Emily Collins, Anna Cox, C Wilcock, G Sethu-Jones
in Working/Discussion Paper

Abstract

BACKGROUND
Post-work recovery is essential for the dissipation of work stress, and consequently wellbeing. Evidence suggests that activities that are immersive, active and engaging are especially effective at promoting recovery. Previous research has suggested that playing digital games might be effective in promoting recovery, but little is known about how they compare to other popular mobile activities, such as mindfulness apps, which are specifically designed to support wellbeing.

                OBJECTIVE
                    This research aimed to investigate and compare the effectiveness of a digital game and a mindfulness app in promoting post-work recovery, first in a lab setting and then in a field study.

                METHODS
                    Study 1 was a lab experiment (n=45) in which participants' need for recovery was induced by a work task, before undertaking one of three break tasks: a digital game (Block! Hexa Puzzle), a mindfulness app (Headspace) or a non-media control with a fidget spinner (a physical toy). Recovery in the form of how energised participants felt (energetic arousal) was compared before and after the break task, and how recovered participants felt (recovery experience) was compared across the conditions. Study 2 was a field study with working professionals (n=20), for which participants either played the digital game or used the mindfulness app once arriving home from work over a period of five working days. Measures of energetic and tense arousal were taken before and after the task, and recovery experience was measured after the task, along with measures of enjoyment and job strain.

                RESULTS
                    A 3x2 mixed ANOVA identified that the digital game condition increased energetic arousal (indicative of improved recovery) whereas the other two conditions decreased energetic arousal (F2,42=3.76, p<.05). However, there were no differences between the conditions in Recovery Experience (F2,42=.01, p=.99).

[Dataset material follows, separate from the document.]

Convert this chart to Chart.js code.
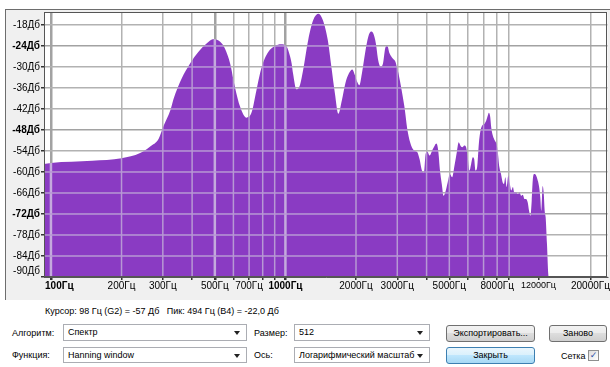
<!DOCTYPE html>
<html>
<head>
<meta charset="utf-8">
<script src="https://cdn.jsdelivr.net/npm/chart.js@4.4.1/dist/chart.umd.min.js"></script>
<style>
  html, body { margin: 0; padding: 0; width: 610px; height: 367px; overflow: hidden; background: #ffffff;
    font-family: "Liberation Sans", Arial, sans-serif; font-size: 9px; color: #000; }
  #panel { position: absolute; left: 5px; top: 9px; width: 605px; height: 291px; background: #f0f0f0;
    border-left: 1px solid #6d6d6d; border-top: 1px solid #6d6d6d; box-sizing: border-box; }
  #chart { position: absolute; left: 0; top: 0; }
  .lbl { position: absolute; white-space: nowrap; line-height: 12px; }
  .combo { position: absolute; background: #fff; border: 1px solid #abadb3; box-sizing: border-box;
    padding-left: 4px; line-height: 14px; white-space: nowrap; overflow: hidden; }
  .combo::after { content: ""; position: absolute; right: 6px; top: 6px; border-left: 3px solid transparent;
    border-right: 3px solid transparent; border-top: 4px solid #222; }
  .btn { position: absolute; box-sizing: border-box; border: 1px solid #707070; border-radius: 3px;
    background: linear-gradient(#f2f2f2, #ebebeb 50%, #dddddd 50%, #cfcfcf); text-align: center; line-height: 15px; }
  .btn.def { border-color: #3c7fb1; background: linear-gradient(#eaf6fd, #d9f0fc 50%, #bee6fd 50%, #a7d9f5); }
  .chk { position: absolute; width: 11px; height: 11px; box-sizing: border-box; border: 1px solid #8e8f8f;
    background: linear-gradient(135deg, #dcdcdc, #ffffff); color: #2d53a8; font-size: 9px; line-height: 9px;
    text-align: center; font-family: "DejaVu Sans", sans-serif; }
</style>
</head>
<body>
<div id="panel"></div>
<canvas id="chart" width="610" height="300"></canvas>

<div class="lbl" style="left:45px; top:305px;">Курсор: 98 Гц (G2) = -57 Дб&nbsp;&nbsp;&nbsp;Пик: 494 Гц (B4) = -22,0 Дб</div>

<div class="lbl" style="left:12px; top:327px;">Алгоритм:</div>
<div class="combo" style="left:63px; top:324px; width:184px; height:17px;">Спектр</div>
<div class="lbl" style="left:254px; top:327px;">Размер:</div>
<div class="combo" style="left:294px; top:324px; width:136px; height:17px;">512</div>
<div class="btn" style="left:446px; top:325px; width:89px; height:17px;">Экспортировать...</div>
<div class="btn" style="left:549px; top:325px; width:58px; height:17px;">Заново</div>

<div class="lbl" style="left:12px; top:349px;">Функция:</div>
<div class="combo" style="left:63px; top:347px; width:184px; height:16px;">Hanning window</div>
<div class="lbl" style="left:254px; top:349px;">Ось:</div>
<div class="combo" style="left:294px; top:347px; width:136px; height:16px;">Логарифмический масштаб</div>
<div class="btn def" style="left:446px; top:347px; width:89px; height:17px;">Закрыть</div>
<div class="lbl" style="left:561px; top:350px;">Сетка</div>
<div class="chk" style="left:588px; top:350px;">✓</div>

<script>
// Spectrum: frequency (Hz) and level (dB) pairs
const freqs = [
  93.4, 100, 150, 200, 240, 265, 288, 302, 323, 333, 361, 392, 425, 461, 494, 527, 552, 581, 609, 641,
  683, 718, 752, 792, 845, 902, 957, 1013, 1042, 1063, 1078, 1113, 1153, 1190, 1251, 1314, 1385, 1444, 1516, 1571,
  1626, 1682, 1741, 1801, 1864, 1929, 1978, 2023, 2070, 2119, 2186, 2256, 2316, 2369, 2431, 2486, 2544, 2607, 2676, 2721,
  2780, 2871, 2946, 3013, 3114, 3218, 3326, 3437, 3551, 3647, 3733, 3822, 3898, 3963, 4031, 4124, 4220, 4335, 4409, 4485,
  4563, 4644, 4725, 4807, 4920, 5023, 5139, 5275, 5396, 5483, 5575, 5672, 5801, 5898, 5994, 6095, 6197, 6298, 6383, 6466,
  6574, 6684, 6796, 6909, 7070, 7188, 7304, 7376, 7474, 7546, 7666, 7816, 7940, 8040, 8175, 8310, 8447, 8558, 8668, 8780,
  8925, 9041, 9189, 9339, 9460, 9645, 9802, 9962, 10125, 10290, 10458, 10628, 10801, 10943, 11087, 11232, 11343, 11493, 11680, 11869,
  12063, 12220, 12340, 12508, 12631, 12756, 12880, 13050, 13220, 13300
];
const levels = [
  -57.7, -57.4, -56.8, -56.1, -54.6, -52.7, -50.5, -46.9, -42.4, -39.2, -33.3, -29.0, -25.7, -23.3, -22.0, -22.8, -24.7, -29.0, -35.7, -41.4,
  -44.5, -42.9, -36.7, -30.0, -25.7, -24.0, -23.5, -24.2, -26.5, -29.0, -31.9, -36.4, -35.2, -30.9, -22.3, -16.6, -14.8, -16.6, -22.3, -30.0,
  -37.6, -43.4, -39.5, -34.7, -31.9, -30.7, -32.3, -34.2, -35.2, -31.9, -26.1, -21.4, -19.9, -20.4, -23.3, -28.0, -29.9, -29.0, -24.2, -24.0,
  -26.1, -27.6, -28.5, -30.9, -35.7, -41.4, -48.6, -52.4, -53.9, -54.3, -56.3, -59.6, -60.1, -54.8, -54.2, -55.3, -53.9, -52.4, -51.9, -53.9,
  -59.6, -63.4, -66.8, -65.8, -63.0, -60.6, -61.5, -57.7, -53.9, -51.5, -52.4, -52.9, -52.4, -52.9, -55.8, -59.6, -57.7, -55.8, -56.3, -59.6,
  -58.6, -51.9, -48.1, -46.7, -46.2, -45.3, -43.8, -43.1, -44.3, -47.2, -49.6, -51.0, -51.9, -53.9, -58.6, -60.6, -63.0, -63.4, -61.5, -64.3,
  -61.0, -63.0, -65.3, -64.3, -65.8, -65.8, -66.3, -65.8, -66.8, -66.5, -67.7, -67.7, -68.7, -71.1, -72.5, -68.2, -62.5, -60.6, -60.8, -62.0,
  -64.0, -67.3, -71.1, -64.0, -65.8, -71.1, -72.9, -80.6, -89.2, -90.0
];

// Axis ticks
const freqTicks = [100, 200, 300, 400, 500, 600, 700, 800, 900,
                   1000, 2000, 3000, 4000, 5000, 6000, 7000, 8000, 9000, 12000, 20000];
const freqLabels = [100, 200, 300, 500, 700, 1000, 2000, 3000, 5000, 8000, 12000, 20000];
const freqBold = [100, 1000];
const freqSmall = [12000];
const freqMajor = [100, 500, 1000];
const freqNoGrid = [12000];
const dbTicks = [-90, -84, -78, -72, -66, -60, -54, -48, -42, -36, -30, -24, -18];
const dbBold = [-72, -48, -24];

const FREQ_MIN = 93.4, FREQ_MAX = 23640;
const DB_MIN = -90, DB_MAX = -14.3;

const FONT = '"Liberation Sans", Arial, sans-serif';
const FILL = '#8a3bc3';
const GRID = '#b2b2b2';
const GRID_MAJOR = '#a2a2a2';
const GRID_IN_FILL = '#b798d4';
const GRID_IN_FILL_MAJOR = '#c4aadd';
const GRID_W = 1.5, GRID_W_MAJOR = 2.5;

const inList = (v, list) => list.includes(v);

// Fill paint for the spectrum: purple with lighter grid lines, laid out on the chart's own scales
function spectrumFill(context) {
  const chart = context.chart;
  const a = chart.chartArea;
  const xs = chart.scales && chart.scales.x, ys = chart.scales && chart.scales.y;
  if (!a || !xs || !ys) return FILL;
  try {
    const off = document.createElement('canvas');
    off.width = chart.width;
    off.height = chart.height;
    const g = off.getContext('2d');
    g.fillStyle = FILL;
    g.fillRect(0, 0, off.width, off.height);
    freqTicks.forEach(v => {
      if (inList(v, freqNoGrid)) return;
      const major = inList(v, freqMajor);
      const w = major ? GRID_W_MAJOR : GRID_W;
      const px = xs.getPixelForValue(v);
      g.fillStyle = major ? GRID_IN_FILL_MAJOR : GRID_IN_FILL;
      g.fillRect(px - w / 2, a.top, w, a.bottom - a.top);
    });
    dbTicks.forEach(v => {
      const py = ys.getPixelForValue(v);
      g.fillStyle = GRID_IN_FILL;
      g.fillRect(a.left, py - GRID_W / 2, a.right - a.left, GRID_W);
    });
    const pattern = chart.ctx.createPattern(off, 'no-repeat');
    return pattern || FILL;
  } catch (e) {
    return FILL;
  }
}

// White plot area and outline box
const plotDecor = {
  id: 'plotDecor',
  beforeDraw(chart) {
    const { ctx, chartArea: a } = chart;
    ctx.save();
    ctx.fillStyle = '#ffffff';
    ctx.fillRect(a.left, a.top, a.right - a.left, a.bottom - a.top);
    ctx.restore();
  },
  afterDraw(chart) {
    const { ctx, chartArea: a } = chart;
    ctx.save();
    ctx.strokeStyle = '#555555';
    ctx.lineWidth = 1;
    ctx.strokeRect(Math.round(a.left) + 0.5, Math.round(a.top) + 0.5,
                   Math.round(a.right - a.left) - 1, Math.round(a.bottom - a.top) - 1);
    ctx.restore();
  }
};

new Chart(document.getElementById('chart'), {
  type: 'line',
  data: {
    datasets: [{
      data: freqs.map((f, i) => ({ x: f, y: levels[i] })),
      borderWidth: 0,
      borderColor: 'rgba(0,0,0,0)',
      backgroundColor: spectrumFill,
      fill: 'start',
      pointRadius: 0,
      cubicInterpolationMode: 'monotone'
    }]
  },
  options: {
    responsive: false,
    animation: false,
    devicePixelRatio: 1,
    layout: { padding: { left: 0, top: 12, right: 2, bottom: 0 } },
    plugins: { legend: { display: false }, tooltip: { enabled: false } },
    scales: {
      x: {
        type: 'logarithmic',
        min: FREQ_MIN,
        max: FREQ_MAX,
        afterBuildTicks: s => { s.ticks = freqTicks.map(v => ({ value: v })); },
        afterFit: s => { s.height = 23; },
        ticks: {
          autoSkip: false, maxRotation: 0, minRotation: 0, padding: 0, color: '#000',
          // the lowest label sits a little to the right of its tick
          callback: v => freqLabels.includes(v) ? (v === 100 ? '      ' : '') + v + 'Гц' : '',
          font: ctx => {
            const v = ctx.tick ? ctx.tick.value : null;
            return { family: FONT, size: inList(v, freqSmall) ? 9 : 10, weight: inList(v, freqBold) ? 'bold' : 'normal' };
          }
        },
        grid: {
          tickLength: 3,
          tickColor: '#333333',
          color: ctx => {
            const v = ctx.tick ? ctx.tick.value : null;
            if (inList(v, freqNoGrid)) return 'rgba(0,0,0,0)';
            return inList(v, freqMajor) ? GRID_MAJOR : GRID;
          },
          lineWidth: ctx => (ctx.tick && inList(ctx.tick.value, freqMajor)) ? GRID_W_MAJOR : GRID_W
        },
        border: { display: true, color: '#555555', width: 1 }
      },
      y: {
        min: DB_MIN,
        max: DB_MAX,
        afterBuildTicks: s => { s.ticks = dbTicks.map(v => ({ value: v })); },
        afterFit: s => { s.width = 44; },
        ticks: {
          autoSkip: false, padding: 1, color: '#000',
          // the bottom label is lifted so it clears the frequency labels
          callback: v => v === DB_MIN ? [v + 'Дб', ''] : v + 'Дб',
          font: ctx => ({ family: FONT, size: 10, weight: (ctx.tick && inList(ctx.tick.value, dbBold)) ? 'bold' : 'normal' })
        },
        grid: {
          tickLength: 3,
          tickColor: '#333333',
          color: ctx => (ctx.tick && inList(ctx.tick.value, dbBold)) ? GRID_MAJOR : GRID,
          lineWidth: GRID_W
        },
        border: { display: true, color: '#555555', width: 1 }
      }
    }
  },
  plugins: [plotDecor]
});
</script>
</body>
</html>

In Study 2, a multi-level model comparison approach identified that neither intervention nor day of the week had a significant impact on how energised participants felt. However, for those in the digital game condition, daily recovery experience increased during the course of the study, whereas for those in the mindfulness condition it decreased (F1,20=2.1489, p<0.01). Follow up interviews with participants identified three core themes: Detachment and Restoration, Fluctuations and Differences, and finally, Routine and Scheduling. These suggested that the activities differed in how much they allowed individuals to detach from work, but there were also differences across days and participants, and in some ways, the benefit of the activities came from simply having an enforced routine.

                CONCLUSIONS
                    This work suggests that digital games may be effective in promoting post-work recovery in lab contexts, even without a high need for recovery (Study 1) and in the real world, although the effect in this case may be accumulative rather than instant (Study 2).